(begin)

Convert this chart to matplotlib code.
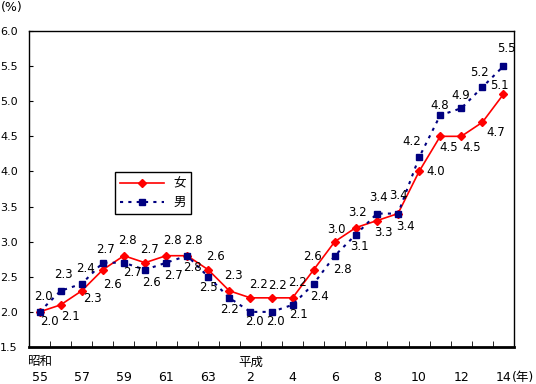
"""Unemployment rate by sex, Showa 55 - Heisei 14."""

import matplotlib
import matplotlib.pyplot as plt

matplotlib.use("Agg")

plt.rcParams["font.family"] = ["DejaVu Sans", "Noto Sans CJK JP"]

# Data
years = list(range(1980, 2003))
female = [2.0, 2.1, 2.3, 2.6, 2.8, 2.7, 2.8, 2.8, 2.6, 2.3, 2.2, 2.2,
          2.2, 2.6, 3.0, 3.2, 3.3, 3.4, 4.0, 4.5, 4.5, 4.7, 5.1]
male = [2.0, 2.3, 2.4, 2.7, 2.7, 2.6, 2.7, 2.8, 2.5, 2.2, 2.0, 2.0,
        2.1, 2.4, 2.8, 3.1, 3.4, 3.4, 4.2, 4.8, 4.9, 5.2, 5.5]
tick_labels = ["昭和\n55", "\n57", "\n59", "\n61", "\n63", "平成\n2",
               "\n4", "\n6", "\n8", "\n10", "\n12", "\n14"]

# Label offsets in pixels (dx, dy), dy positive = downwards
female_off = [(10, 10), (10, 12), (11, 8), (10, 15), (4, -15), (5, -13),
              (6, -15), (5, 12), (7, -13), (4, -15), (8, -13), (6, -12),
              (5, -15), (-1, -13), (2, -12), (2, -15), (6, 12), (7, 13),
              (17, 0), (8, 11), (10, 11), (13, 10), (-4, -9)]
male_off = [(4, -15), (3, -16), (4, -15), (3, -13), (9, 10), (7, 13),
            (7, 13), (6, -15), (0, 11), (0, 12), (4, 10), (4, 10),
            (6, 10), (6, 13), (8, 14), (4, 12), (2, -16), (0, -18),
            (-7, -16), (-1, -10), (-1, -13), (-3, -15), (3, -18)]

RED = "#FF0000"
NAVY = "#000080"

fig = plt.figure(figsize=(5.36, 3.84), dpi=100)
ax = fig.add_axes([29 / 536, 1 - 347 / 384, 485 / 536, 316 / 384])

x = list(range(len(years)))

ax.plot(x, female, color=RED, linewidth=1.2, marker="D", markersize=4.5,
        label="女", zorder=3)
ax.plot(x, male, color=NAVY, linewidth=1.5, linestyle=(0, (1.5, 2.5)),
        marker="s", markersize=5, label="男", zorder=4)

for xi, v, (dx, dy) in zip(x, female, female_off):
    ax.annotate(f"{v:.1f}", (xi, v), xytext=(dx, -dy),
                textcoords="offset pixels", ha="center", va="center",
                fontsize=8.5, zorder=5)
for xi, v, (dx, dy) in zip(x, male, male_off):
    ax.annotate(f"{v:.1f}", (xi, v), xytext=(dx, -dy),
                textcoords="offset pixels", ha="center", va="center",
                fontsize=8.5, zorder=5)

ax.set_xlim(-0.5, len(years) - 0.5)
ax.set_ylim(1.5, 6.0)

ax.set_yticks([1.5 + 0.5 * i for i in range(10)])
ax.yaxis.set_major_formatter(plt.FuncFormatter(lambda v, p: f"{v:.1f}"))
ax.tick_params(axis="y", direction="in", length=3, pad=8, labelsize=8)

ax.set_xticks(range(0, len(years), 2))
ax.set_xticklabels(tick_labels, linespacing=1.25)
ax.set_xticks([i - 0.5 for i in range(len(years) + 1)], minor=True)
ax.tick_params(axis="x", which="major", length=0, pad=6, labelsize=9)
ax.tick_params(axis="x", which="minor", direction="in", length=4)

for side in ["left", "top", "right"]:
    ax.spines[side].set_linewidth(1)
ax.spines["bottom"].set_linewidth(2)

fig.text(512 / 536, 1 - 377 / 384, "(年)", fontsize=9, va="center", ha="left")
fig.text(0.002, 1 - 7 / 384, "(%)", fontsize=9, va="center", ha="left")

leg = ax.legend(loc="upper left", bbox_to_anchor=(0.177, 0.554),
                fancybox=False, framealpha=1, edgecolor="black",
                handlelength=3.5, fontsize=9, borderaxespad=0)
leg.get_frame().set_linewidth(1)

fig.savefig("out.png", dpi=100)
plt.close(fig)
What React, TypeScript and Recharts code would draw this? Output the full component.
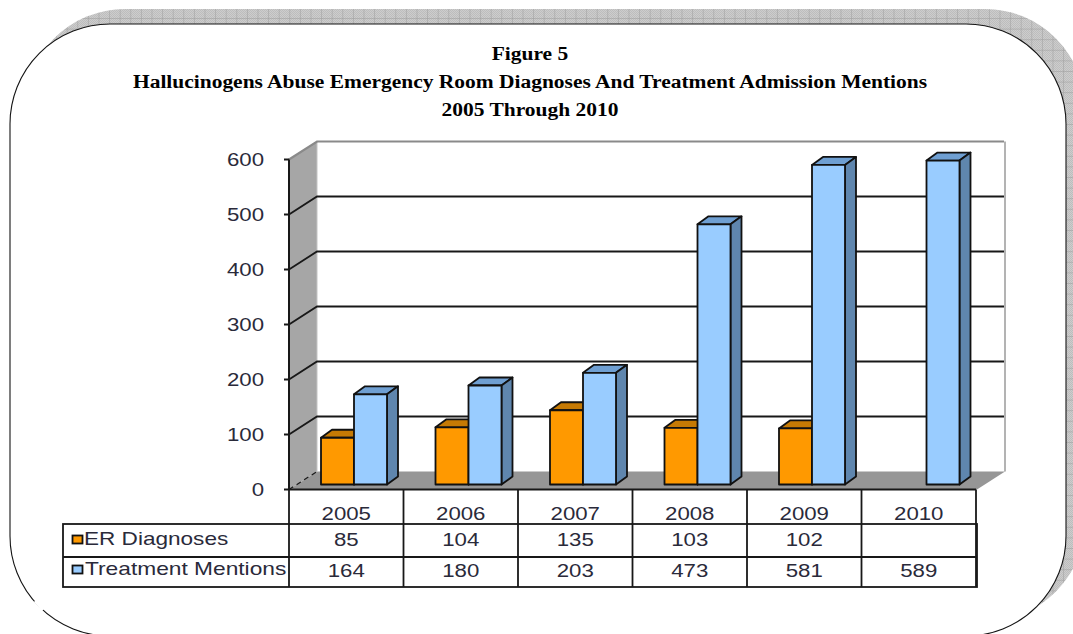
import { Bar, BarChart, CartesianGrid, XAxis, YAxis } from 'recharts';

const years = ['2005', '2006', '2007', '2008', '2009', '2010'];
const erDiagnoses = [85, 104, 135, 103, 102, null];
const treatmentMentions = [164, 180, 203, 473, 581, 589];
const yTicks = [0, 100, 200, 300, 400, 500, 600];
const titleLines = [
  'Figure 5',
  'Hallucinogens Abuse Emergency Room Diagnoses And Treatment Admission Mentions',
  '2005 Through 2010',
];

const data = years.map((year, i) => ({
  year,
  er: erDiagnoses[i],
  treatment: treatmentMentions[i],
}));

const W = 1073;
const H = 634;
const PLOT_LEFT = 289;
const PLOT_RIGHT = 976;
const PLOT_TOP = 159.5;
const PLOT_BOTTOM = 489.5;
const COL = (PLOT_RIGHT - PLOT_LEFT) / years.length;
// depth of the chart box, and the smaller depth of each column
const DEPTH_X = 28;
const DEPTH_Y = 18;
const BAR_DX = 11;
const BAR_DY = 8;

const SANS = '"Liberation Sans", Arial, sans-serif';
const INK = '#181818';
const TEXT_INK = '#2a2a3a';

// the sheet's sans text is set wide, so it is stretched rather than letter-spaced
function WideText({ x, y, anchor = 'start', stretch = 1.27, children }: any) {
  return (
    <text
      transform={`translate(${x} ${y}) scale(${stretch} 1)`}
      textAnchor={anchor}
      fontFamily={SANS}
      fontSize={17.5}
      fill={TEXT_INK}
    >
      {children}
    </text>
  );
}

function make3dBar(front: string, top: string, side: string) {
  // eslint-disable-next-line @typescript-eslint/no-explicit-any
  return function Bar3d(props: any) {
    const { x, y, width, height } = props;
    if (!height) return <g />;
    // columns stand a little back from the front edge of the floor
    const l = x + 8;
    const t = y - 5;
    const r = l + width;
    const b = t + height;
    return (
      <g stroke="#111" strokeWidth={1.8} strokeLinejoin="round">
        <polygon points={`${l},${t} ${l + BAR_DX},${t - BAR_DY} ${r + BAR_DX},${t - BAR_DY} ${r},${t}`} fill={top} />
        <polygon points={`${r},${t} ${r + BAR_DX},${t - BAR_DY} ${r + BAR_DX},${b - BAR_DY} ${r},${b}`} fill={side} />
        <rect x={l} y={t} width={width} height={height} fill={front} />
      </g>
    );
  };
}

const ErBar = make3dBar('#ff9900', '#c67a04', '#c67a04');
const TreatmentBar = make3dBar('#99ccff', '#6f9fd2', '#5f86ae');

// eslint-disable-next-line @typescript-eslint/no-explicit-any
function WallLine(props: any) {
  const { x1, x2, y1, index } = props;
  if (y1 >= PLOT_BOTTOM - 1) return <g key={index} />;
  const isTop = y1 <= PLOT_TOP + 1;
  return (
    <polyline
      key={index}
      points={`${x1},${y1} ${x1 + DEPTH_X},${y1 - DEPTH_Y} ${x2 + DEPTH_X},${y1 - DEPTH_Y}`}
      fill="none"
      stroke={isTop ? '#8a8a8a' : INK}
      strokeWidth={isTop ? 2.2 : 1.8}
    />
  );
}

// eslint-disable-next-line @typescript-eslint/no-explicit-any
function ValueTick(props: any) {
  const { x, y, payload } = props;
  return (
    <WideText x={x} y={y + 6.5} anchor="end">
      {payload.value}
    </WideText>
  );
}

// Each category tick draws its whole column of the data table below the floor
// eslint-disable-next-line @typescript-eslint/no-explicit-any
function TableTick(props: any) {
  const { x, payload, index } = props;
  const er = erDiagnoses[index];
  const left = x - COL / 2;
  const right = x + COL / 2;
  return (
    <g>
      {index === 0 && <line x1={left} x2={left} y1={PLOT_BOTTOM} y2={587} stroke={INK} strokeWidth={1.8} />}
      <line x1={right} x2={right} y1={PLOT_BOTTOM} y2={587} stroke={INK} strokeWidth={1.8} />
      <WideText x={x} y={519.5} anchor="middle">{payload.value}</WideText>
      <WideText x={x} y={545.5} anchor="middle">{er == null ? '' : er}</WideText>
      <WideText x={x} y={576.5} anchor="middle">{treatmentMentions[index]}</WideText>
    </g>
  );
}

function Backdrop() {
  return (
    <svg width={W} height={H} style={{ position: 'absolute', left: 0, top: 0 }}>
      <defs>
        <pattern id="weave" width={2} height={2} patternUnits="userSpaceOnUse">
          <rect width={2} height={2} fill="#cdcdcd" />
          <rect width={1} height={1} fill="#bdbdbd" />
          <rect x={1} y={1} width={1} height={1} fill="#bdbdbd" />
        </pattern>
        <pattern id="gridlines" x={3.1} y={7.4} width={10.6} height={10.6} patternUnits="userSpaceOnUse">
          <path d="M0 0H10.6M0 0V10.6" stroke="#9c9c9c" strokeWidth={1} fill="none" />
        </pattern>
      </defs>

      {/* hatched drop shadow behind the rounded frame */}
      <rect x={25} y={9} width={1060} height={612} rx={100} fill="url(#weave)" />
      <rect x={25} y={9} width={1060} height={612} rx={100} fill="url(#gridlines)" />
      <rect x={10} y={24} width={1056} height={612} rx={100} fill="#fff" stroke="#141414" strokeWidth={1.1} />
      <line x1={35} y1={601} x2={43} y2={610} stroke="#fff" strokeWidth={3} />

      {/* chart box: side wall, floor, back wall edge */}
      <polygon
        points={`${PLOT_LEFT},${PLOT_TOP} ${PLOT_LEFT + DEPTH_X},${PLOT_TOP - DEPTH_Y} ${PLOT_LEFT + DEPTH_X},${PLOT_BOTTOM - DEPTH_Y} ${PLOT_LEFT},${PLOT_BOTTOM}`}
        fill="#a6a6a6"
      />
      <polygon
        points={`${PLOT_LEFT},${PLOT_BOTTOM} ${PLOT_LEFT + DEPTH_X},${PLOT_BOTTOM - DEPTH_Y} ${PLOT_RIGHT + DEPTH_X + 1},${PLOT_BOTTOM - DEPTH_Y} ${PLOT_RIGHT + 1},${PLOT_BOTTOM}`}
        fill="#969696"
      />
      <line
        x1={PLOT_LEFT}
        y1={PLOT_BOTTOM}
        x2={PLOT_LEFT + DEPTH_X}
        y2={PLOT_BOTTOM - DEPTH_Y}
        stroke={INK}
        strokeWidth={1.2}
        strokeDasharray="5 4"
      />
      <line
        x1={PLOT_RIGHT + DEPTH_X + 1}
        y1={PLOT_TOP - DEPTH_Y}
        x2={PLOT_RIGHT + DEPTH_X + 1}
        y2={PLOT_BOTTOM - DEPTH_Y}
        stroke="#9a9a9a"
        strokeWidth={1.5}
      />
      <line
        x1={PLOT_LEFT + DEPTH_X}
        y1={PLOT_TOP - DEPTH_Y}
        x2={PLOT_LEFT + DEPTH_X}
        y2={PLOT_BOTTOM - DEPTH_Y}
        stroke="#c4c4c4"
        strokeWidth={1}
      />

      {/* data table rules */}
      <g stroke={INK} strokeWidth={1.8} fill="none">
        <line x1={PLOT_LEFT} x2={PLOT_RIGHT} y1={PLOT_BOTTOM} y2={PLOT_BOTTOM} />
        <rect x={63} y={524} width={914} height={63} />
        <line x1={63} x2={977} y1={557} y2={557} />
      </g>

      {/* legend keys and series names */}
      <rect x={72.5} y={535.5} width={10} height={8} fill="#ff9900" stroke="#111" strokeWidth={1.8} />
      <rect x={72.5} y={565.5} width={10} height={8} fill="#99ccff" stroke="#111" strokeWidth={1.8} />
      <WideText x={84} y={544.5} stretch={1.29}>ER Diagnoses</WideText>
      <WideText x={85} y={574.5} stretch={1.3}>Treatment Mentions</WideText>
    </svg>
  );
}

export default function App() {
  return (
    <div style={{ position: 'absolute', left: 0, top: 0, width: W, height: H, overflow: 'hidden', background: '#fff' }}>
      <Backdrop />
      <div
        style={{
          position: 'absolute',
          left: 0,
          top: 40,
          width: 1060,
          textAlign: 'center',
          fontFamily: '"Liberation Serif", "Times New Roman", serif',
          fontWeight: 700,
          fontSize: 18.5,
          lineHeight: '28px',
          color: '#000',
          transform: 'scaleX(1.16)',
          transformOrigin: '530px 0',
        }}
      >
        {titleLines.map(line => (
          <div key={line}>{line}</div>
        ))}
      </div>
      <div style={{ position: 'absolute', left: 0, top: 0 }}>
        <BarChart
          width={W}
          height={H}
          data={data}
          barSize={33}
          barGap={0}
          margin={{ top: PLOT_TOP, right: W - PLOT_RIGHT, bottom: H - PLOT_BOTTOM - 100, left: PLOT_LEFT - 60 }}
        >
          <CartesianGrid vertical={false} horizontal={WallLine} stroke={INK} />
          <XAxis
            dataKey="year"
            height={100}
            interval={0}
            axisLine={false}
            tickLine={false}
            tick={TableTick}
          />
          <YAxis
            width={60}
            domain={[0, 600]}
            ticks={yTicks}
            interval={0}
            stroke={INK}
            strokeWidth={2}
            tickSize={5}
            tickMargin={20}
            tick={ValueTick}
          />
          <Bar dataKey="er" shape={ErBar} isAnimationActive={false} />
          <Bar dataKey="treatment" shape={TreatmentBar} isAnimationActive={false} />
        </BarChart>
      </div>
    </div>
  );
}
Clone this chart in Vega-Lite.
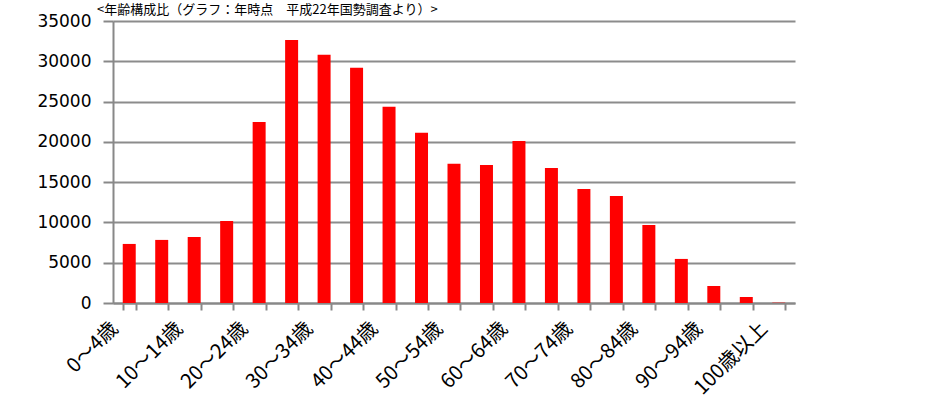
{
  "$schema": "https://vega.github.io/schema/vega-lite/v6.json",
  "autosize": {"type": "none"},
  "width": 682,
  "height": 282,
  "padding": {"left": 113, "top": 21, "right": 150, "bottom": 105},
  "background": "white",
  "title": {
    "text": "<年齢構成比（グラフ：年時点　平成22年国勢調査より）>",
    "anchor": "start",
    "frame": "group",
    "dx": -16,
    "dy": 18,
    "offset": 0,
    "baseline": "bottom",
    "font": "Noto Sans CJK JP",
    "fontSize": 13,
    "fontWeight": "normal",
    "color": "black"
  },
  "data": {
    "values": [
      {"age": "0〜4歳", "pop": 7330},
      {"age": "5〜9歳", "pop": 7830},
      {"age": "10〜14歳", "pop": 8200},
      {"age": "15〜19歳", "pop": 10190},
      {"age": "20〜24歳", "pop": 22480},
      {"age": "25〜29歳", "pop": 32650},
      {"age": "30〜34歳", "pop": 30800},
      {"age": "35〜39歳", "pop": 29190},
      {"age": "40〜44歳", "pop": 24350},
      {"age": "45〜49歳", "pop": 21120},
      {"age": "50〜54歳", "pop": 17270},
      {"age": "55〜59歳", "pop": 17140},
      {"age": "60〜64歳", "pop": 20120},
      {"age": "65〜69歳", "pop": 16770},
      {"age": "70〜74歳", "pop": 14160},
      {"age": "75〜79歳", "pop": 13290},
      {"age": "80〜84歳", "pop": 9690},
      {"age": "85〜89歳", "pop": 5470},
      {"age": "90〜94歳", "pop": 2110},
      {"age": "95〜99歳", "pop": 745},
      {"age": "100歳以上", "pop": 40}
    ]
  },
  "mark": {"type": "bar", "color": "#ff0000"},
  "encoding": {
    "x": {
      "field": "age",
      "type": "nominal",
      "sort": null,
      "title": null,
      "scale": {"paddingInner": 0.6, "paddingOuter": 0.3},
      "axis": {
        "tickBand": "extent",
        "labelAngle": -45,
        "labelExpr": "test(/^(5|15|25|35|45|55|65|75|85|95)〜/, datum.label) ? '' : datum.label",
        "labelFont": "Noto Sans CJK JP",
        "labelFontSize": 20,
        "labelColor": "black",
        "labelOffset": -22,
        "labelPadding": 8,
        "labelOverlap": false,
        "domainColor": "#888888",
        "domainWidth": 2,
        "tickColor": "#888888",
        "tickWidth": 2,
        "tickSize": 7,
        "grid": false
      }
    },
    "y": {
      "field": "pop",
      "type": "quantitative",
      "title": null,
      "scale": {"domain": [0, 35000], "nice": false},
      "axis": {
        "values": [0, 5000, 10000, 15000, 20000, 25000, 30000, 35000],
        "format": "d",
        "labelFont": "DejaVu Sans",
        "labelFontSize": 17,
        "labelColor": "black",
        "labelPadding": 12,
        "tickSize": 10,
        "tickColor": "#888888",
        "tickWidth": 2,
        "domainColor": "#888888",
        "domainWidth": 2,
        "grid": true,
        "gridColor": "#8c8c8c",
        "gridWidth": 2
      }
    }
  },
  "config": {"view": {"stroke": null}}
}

(end)

### WHAT IS NEEDED
Taking the entries above, extract every line from the one bearing "What React, TypeScript" through the one bearing "CartesianGrid, XAxis, YAxis", exactly, with no pictures.

### WORKED ANSWER
What React, TypeScript and Recharts code would draw this? Output the full component.
import { Bar, BarChart, CartesianGrid, XAxis, YAxis } from 'recharts';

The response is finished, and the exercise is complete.